Can you set down, exactly as they appear below, the lines from the opening of the material through the one bearing "import plotly.graph_objects as go", minus the pictures?

Available data ->
++++++

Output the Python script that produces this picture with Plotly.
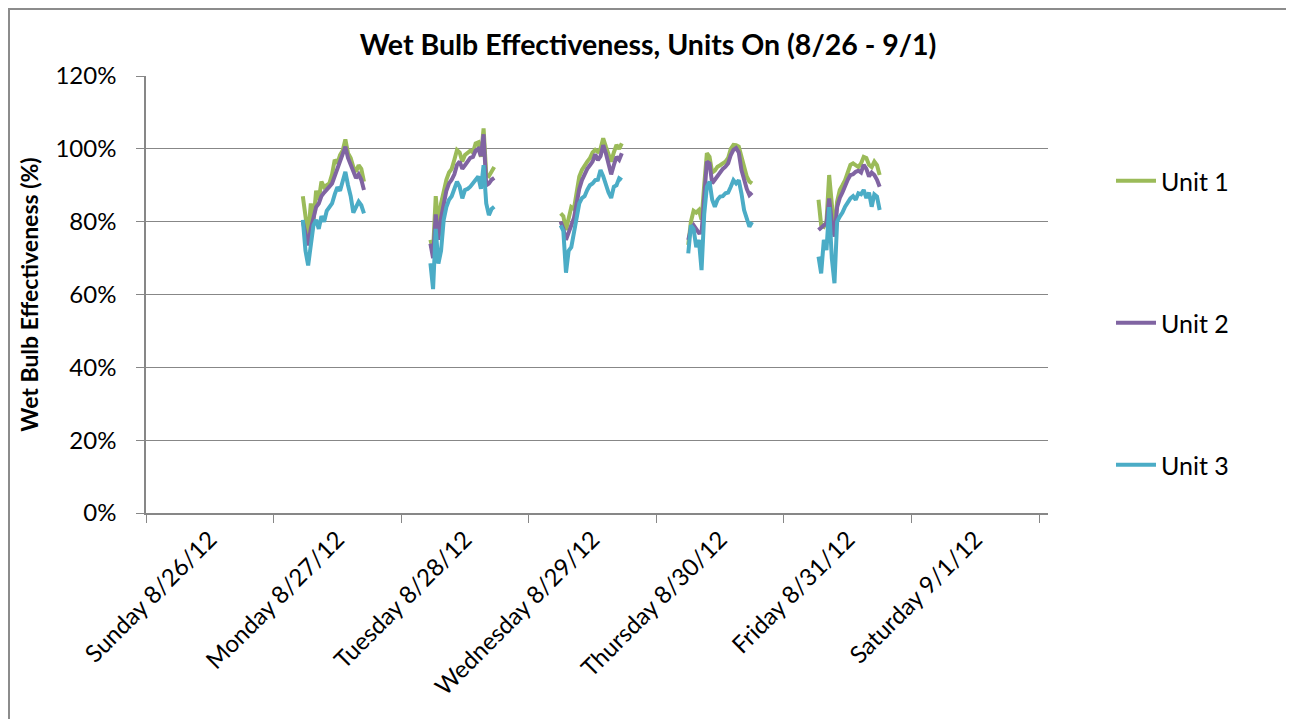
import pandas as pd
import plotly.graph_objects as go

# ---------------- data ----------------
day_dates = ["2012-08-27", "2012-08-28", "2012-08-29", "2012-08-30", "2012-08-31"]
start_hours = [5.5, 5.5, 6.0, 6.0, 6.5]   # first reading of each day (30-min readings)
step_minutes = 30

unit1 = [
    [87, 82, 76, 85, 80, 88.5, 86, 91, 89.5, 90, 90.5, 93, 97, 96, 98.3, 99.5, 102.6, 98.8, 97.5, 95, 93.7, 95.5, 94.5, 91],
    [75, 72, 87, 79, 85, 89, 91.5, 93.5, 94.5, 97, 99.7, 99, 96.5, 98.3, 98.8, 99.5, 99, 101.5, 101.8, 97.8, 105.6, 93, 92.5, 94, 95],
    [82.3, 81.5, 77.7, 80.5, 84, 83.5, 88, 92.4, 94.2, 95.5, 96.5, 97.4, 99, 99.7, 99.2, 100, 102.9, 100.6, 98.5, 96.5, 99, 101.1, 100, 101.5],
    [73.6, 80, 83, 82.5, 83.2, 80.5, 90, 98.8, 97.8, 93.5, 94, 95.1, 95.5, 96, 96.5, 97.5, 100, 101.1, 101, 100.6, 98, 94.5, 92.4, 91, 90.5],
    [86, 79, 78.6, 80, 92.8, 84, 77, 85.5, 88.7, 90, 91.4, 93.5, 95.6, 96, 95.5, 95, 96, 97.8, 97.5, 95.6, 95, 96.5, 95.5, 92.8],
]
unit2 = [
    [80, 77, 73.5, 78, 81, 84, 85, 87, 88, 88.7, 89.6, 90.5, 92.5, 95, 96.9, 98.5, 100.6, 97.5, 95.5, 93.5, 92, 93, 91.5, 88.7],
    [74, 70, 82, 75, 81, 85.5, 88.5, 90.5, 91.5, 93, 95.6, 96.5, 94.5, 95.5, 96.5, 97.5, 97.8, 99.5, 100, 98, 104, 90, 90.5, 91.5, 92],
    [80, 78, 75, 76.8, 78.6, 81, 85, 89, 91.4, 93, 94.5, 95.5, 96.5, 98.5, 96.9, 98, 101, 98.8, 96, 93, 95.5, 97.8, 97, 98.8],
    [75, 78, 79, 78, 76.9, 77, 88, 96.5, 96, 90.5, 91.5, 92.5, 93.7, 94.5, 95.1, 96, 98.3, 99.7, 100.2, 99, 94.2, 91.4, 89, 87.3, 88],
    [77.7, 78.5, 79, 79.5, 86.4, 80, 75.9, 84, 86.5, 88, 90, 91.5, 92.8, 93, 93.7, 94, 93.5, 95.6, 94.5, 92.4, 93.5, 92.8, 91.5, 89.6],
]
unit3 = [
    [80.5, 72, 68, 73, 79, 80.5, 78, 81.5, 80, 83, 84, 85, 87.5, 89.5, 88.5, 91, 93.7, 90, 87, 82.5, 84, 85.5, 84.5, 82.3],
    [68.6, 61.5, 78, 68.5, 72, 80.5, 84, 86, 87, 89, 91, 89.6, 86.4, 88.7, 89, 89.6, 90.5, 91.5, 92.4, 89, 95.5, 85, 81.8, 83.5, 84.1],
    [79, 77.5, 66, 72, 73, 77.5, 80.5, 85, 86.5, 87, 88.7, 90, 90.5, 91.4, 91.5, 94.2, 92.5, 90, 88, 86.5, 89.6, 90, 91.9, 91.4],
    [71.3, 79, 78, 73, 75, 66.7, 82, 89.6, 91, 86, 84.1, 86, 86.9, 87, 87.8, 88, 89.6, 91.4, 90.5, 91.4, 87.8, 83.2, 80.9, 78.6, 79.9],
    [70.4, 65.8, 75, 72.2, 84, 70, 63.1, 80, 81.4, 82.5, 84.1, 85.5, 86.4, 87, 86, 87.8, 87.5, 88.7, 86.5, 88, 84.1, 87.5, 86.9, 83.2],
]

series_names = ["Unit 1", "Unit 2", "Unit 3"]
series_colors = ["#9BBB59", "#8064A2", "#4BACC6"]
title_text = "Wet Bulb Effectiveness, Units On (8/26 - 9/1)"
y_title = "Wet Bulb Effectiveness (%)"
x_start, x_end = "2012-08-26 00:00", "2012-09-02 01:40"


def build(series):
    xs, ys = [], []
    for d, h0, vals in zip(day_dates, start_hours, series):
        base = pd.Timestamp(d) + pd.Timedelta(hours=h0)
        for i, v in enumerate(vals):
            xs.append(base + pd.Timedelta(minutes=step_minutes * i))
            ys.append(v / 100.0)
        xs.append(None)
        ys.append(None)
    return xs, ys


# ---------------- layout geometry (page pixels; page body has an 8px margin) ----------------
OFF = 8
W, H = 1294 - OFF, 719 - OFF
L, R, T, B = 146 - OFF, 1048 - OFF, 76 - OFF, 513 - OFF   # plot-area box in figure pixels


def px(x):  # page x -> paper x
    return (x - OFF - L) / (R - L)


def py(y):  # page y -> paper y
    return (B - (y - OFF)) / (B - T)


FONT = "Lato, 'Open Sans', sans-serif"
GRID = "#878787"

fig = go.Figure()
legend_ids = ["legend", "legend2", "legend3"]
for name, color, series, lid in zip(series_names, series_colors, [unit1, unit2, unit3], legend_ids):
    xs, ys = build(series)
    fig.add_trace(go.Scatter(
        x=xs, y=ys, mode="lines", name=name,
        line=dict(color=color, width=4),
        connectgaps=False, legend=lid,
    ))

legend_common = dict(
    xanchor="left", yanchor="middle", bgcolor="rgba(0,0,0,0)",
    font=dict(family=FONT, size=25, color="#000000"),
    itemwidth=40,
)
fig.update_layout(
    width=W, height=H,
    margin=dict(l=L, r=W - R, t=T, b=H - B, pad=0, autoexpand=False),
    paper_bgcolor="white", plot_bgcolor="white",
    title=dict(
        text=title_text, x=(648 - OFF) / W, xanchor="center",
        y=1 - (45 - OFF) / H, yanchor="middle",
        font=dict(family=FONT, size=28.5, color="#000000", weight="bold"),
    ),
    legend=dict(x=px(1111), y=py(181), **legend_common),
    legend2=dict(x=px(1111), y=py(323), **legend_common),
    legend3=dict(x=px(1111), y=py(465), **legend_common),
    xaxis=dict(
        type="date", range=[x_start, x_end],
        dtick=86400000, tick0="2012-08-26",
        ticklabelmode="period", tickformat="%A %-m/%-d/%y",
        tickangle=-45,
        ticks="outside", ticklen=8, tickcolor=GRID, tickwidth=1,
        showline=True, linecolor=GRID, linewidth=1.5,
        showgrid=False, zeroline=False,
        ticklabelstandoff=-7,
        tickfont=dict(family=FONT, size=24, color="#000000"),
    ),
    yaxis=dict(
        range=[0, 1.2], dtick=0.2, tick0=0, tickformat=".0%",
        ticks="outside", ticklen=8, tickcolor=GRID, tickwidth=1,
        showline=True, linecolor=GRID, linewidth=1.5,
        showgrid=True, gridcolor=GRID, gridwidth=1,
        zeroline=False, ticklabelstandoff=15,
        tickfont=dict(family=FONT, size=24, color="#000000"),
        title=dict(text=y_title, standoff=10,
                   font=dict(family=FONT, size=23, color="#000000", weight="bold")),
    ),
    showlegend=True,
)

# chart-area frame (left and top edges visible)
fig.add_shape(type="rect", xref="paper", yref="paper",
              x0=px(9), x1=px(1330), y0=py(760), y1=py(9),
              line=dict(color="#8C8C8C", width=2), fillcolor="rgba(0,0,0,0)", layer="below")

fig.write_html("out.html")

++++++

Task response ->
Output the Python script that produces this picture with Plotly.
import pandas as pd
import plotly.graph_objects as go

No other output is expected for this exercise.